About two-thirds of the subjects with phantom limbs can move them at will, for instance in trying to take hold of something. Ramachandran and Blakeslee mention a case of someone who reached with his phantom arm for a cup. When the cup was pulled away, he cried out in pain, because his phantom fingers had just taken hold of the ear (Ramachandran & Blakeslee 1998, 64).

3 Phantoms and disembodiment

When the French philosopher Descartes argued in the 17th century for the self as res cogitans, phantom phenomena were already known. According to Descartes we need not be embodied at all. We are essentially a thinking thing: res cogitans. We are intimately connected with our bodies. But the body, extended in physical space, res extensa, is not essentially a part of us.

In the present context of embodied embedded cognition, Cartesianism is seen as the worst kind of armchair philosophy. Descartes couldn’t be more wrong in his exclusion of the body from the self. Yet it is interesting to see that Descartes does not solely rely on intuitions for his claim. He also uses empirical data on phantom phenomena in his argument. He says:

[I]n an infinitude of other cases I found error in judgements founded on the external senses. And not only in those founded on the external senses, but even in those founded on the internal as well; for is there anything more intimate or more internal than pain? And yet I have learned from some persons whose arms or legs have been cut off, that they sometimes seemed to feel pain in the part which had been amputated, which made me think that I could not be quite certain that it was a certain member which pained me, even although I felt pain in it (Descartes Meditation VI; HR I, 189).
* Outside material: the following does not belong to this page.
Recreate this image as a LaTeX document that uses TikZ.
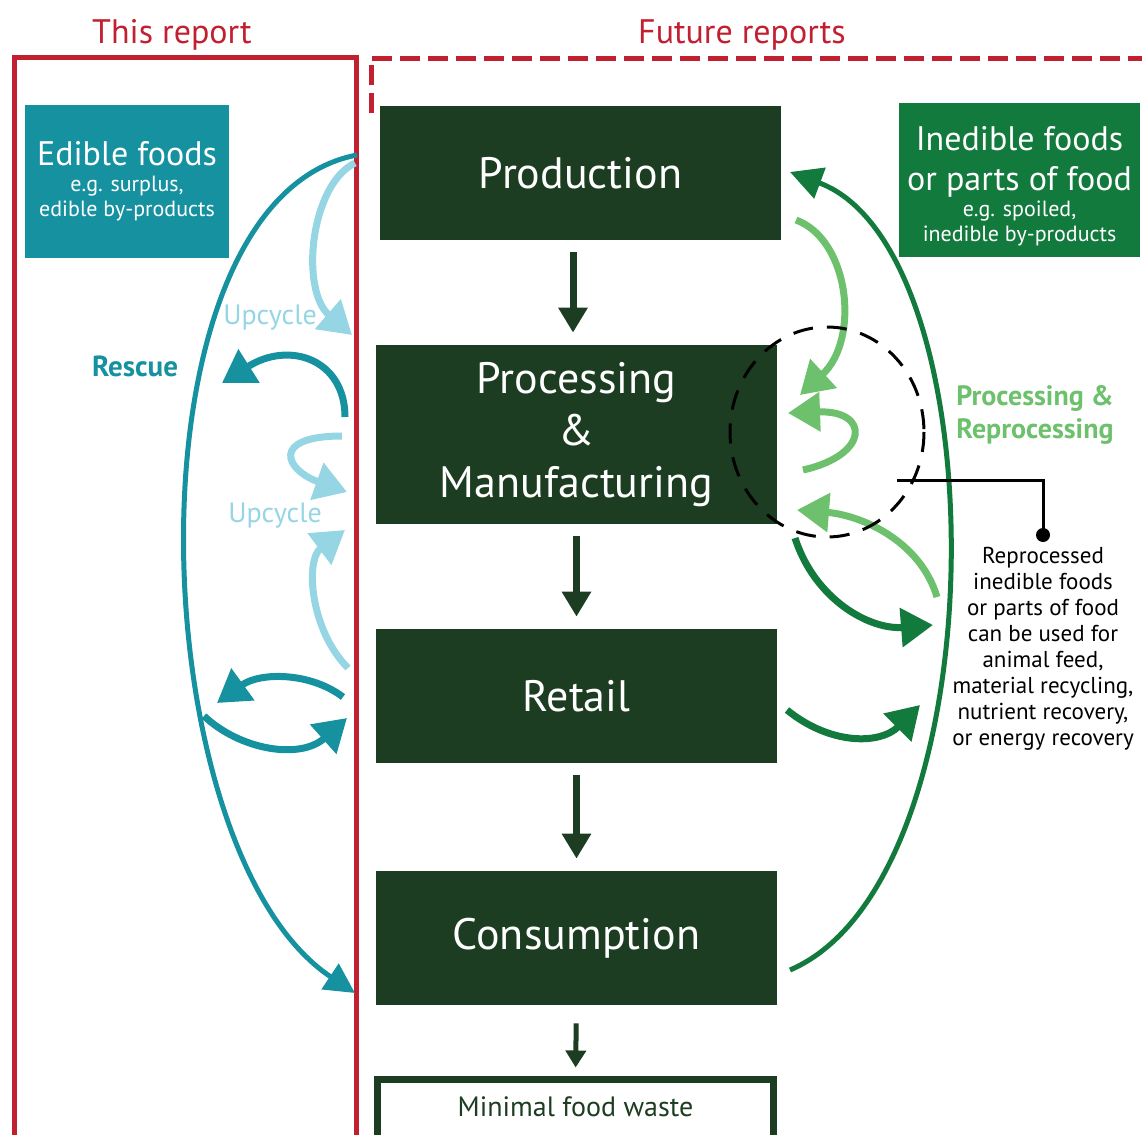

So even the internal sense, proprioception, cannot be used as an argument that we are embodied in the sense of having a real body. The content of proprioception is intrinsically spatial (Brewer 1995; Bermúdez 1998): it is not, for instance, a pure, non-spatial sensation of pain that is somehow inferred to originate in the finger, it is a pain-in-the-finger. The spatial location is part of the feeling from the outset, and we have an immediate inclination to act towards that particular location. Not, however, towards a particular location in objective space, but rather towards a location that is primarily a part of the body.[5] But this very spatiality can be wrong, as phantom phenomena show. If anything, it is the sensational part of proprioceptive content that is perhaps incorrigible, but the spatial part is certainly fallible. So it seems as though we cannot use proprioception in an argument for real embodiment.

Descartes discusses the case of a girl with a phantom arm:

She had various pains, sometimes in one of the fingers of the hand which was cut off, and sometimes in another. This could clearly only happen because the nerves which previously had been carried all the way from the brain to the hand, and afterwards terminated in the arm near the elbow, were there affected in the same way as it was their function to be stimulated for the purpose of impressing on the mind residing in the brain the sensation of pain in this and that finger (Descartes Principles IV, 196; HRI, 293-294).

This kind of explanation is known as the bell-rope account. When a certain bell rings on the bell-board in the butler’s pantry, it is a sign that someone rang in the library. But that same bell will ring when the connecting rope is pulled anywhere on its way from the library to the pantry. So a prankster could fool the butler into thinking that he is wanted in the library, by pulling the rope somewhere else.